Parler d’elle avec de jeunes spectateurs ou de vieux cinéphiles, c’est invariablement s’entendre répondre: «Elle a vraiment l’air sympa.» A l’opposé, lorsqu’on évoque Isabelle Huppert, le public l’imagine froide et distante tout en reconnaissant l’immensité de son talent. Lorsqu’on lui fait cette remarque, l’actrice se marre franchement, apprécie le compliment et prend quelques secondes avant de répondre. «Je pense que cela vient vraiment des choix que je fais. J’accepte tous les genres de rôles, je ne suis pas cloisonnée dans quelque chose de glamour. Je pense que les spectateurs peuvent se reconnaître en moi, qu’ils se disent que je pourrais être leur copine.»

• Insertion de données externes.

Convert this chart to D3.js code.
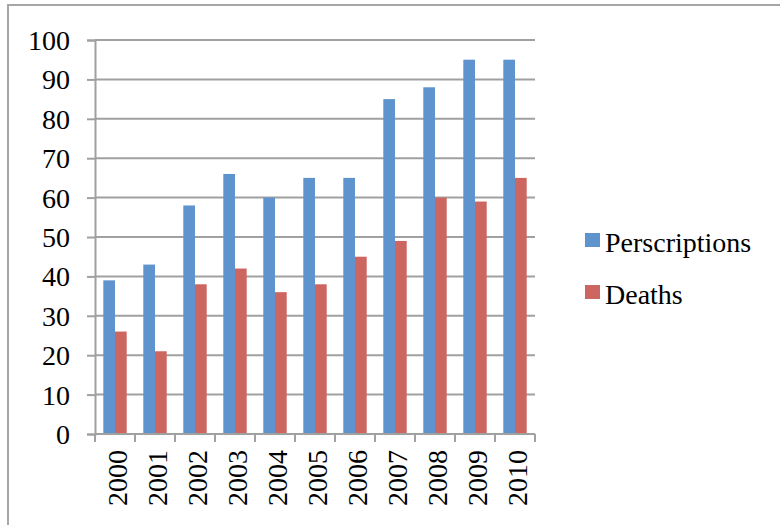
<!DOCTYPE html>
<html>
<head>
<meta charset="utf-8">
<style>
    body { margin: 0; background: #fff; }
    text { font-family: "Liberation Serif", "DejaVu Serif", serif; fill: #000; }
</style>
</head>
<body>
<svg></svg>
<script src="https://d3js.org/d3.v7.min.js"></script>
<script>
    // data
    let years = ["2000", "2001", "2002", "2003", "2004", "2005", "2006", "2007", "2008", "2009", "2010"];
    let seriesNames = ["Perscriptions", "Deaths"];
    let perscriptions = [39, 43, 58, 66, 60, 65, 65, 85, 88, 95, 95];
    let deaths = [26, 21, 38, 42, 36, 38, 45, 49, 60, 59, 65];
    let yTicks = [0, 10, 20, 30, 40, 50, 60, 70, 80, 90, 100];

    let width = 780,
        height = 525;

    let colors = {"Perscriptions": "#5F93CD", "Deaths": "#CD6660"};

    let svg = d3.select("svg")
        .attr("width", width)
        .attr("height", height);

    // outer frame (runs off the right / bottom edge)
    svg.append("rect")
        .attr("x", 8).attr("y", 5)
        .attr("width", 800).attr("height", 560)
        .attr("fill", "none")
        .attr("stroke", "#A6A6A6")
        .attr("stroke-width", 2);

    let plotLeft = 95, plotRight = 535, plotTop = 40, plotBottom = 434;

    let x0 = d3.scaleBand().domain(years).range([plotLeft, plotRight]).padding(0);
    let x1 = d3.scaleBand().domain(seriesNames).range([0, x0.bandwidth()]).paddingInner(0).paddingOuter(0.71);
    let y = d3.scaleLinear().domain([0, 100]).range([plotBottom, plotTop]);

    // gridlines + y ticks
    let yAxis = d3.axisLeft(y).tickValues(yTicks).tickSize(8).tickPadding(17);
    let yG = svg.append("g")
        .attr("transform", "translate(" + plotLeft + ",0)")
        .call(yAxis);
    yG.select(".domain").attr("stroke", "#A0A0A0").attr("stroke-width", 2);
    yG.selectAll(".tick line").attr("stroke", "#A0A0A0").attr("stroke-width", 2);
    yG.selectAll(".tick text")
        .style("font-family", "Liberation Serif")
        .style("font-size", "28px")
        .attr("dy", "0.34em");

    svg.append("g").selectAll("line")
        .data(yTicks.filter(function (d) { return d > 0; }))
        .enter().append("line")
        .attr("x1", plotLeft).attr("x2", plotRight)
        .attr("y1", function (d) { return y(d); })
        .attr("y2", function (d) { return y(d); })
        .attr("stroke", "#A0A0A0")
        .attr("stroke-width", 2);

    // bars
    let rows = years.map(function (yr, i) {
        return {year: yr, values: [
            {name: "Perscriptions", value: perscriptions[i]},
            {name: "Deaths", value: deaths[i]}
        ]};
    });

    svg.append("g").selectAll("g")
        .data(rows)
        .enter().append("g")
        .attr("transform", function (d) { return "translate(" + x0(d.year) + ",0)"; })
        .selectAll("rect")
        .data(function (d) { return d.values; })
        .enter().append("rect")
        .attr("x", function (d) { return x1(d.name); })
        .attr("width", x1.bandwidth())
        .attr("y", function (d) { return y(d.value); })
        .attr("height", function (d) { return plotBottom - y(d.value); })
        .attr("fill", function (d) { return colors[d.name]; });

    // x axis
    let xAxis = d3.axisBottom(x0).tickSize(0).tickPadding(0);
    let xG = svg.append("g")
        .attr("transform", "translate(0," + plotBottom + ")")
        .call(xAxis);
    xG.select(".domain").remove();
    xG.append("line")
        .attr("x1", plotLeft).attr("x2", plotRight)
        .attr("stroke", "#A0A0A0").attr("stroke-width", 2);
    xG.selectAll(".catTick")
        .data(years.concat(["end"]))
        .enter().append("line")
        .attr("x1", function (d, i) { return plotLeft + i * x0.step(); })
        .attr("x2", function (d, i) { return plotLeft + i * x0.step(); })
        .attr("y1", 0).attr("y2", 8)
        .attr("stroke", "#A0A0A0").attr("stroke-width", 2);
    xG.selectAll(".tick text")
        .style("font-family", "Liberation Serif")
        .style("font-size", "28px")
        .attr("text-anchor", "end")
        .attr("transform", "translate(2,16) rotate(-90)")
        .attr("x", 0).attr("y", 0)
        .attr("dy", "0.34em");

    // legend
    let legend = svg.append("g").selectAll("g")
        .data(seriesNames)
        .enter().append("g")
        .attr("transform", function (d, i) { return "translate(585," + (233 + i * 52) + ")"; });
    legend.append("rect")
        .attr("width", 15).attr("height", 14)
        .attr("fill", function (d) { return colors[d]; });
    legend.append("text")
        .attr("x", 20).attr("y", 19)
        .style("font-size", "28px")
        .text(function (d) { return d; });
</script>
</body>
</html>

Redevenir une page blanche
Ses rôles, Cécile de France les choisit donc avant tout en fonction de la beauté du scénario. «Est-ce que j’ai envie de raconter cette histoire?» voilà la première question qu’elle se pose. Et ce qu’elle aime par-dessus tout, c’est interpréter des gens normaux, qui permettent une identification, qui rendent l’empathie aisée. Se glisser dans la peau d’un personnage est pour elle une sorte de gymnastique mentale. Un comédien est-il forcément quelqu’un d’impudique, prêt à tout donner? Pas forcément, répond-elle. «Chacun a ses complexes, certains sont plus ou moins narcissiques. Mais quand on a lu et accepté un scénario, on y va, il faut se lancer, même si ce n’est pas toujours facile.» Lorsqu’on se met littéralement à nu devant une caméra, l’important est surtout de ne pas penser que derrière l’œil indiscret de la caméra, il y a des millions de regards potentiels. «Jeanne, la caméraman, est comme un peintre. Tout à coup, la magie de l’art opère, comme dans un tableau du XIXe où le modèle est nu.»
Une fois le film terminé, il est salutaire de passer à autre chose, dit encore Cécile de France, qui n’est pas du genre à s’attacher à ses personnages au point de devoir en faire le deuil. «En général, quand un tournage est fini, tout ce qui va avec le rôle – si j’ai fait du piano, par exemple – s’en va du jour au lendemain. Je trouve plutôt sain de dire adieu et de redevenir une page blanche.» Avant d’attaquer un nouveau film, la Wallonne trouve par contre «amusant et ludique» d’inventer un passé ou un futur à son personnage, d’en savoir plus sur lui que ce qui est montré à l’écran. Mais il n’y a pas de règles, insiste-t-elle. On en revient à cet instinct qui semble la guider depuis ses débuts. Cécile de France n’est pas une actrice cérébrale, et c’est sûrement ce qui la rend si incandescente sur l’écran large.
«La belle saison». De Catherine Corsini. Avec Cécile de France, Izïa Higelin et Noémie Lvovsky. France, 1 h 45. Sortie le 19 août.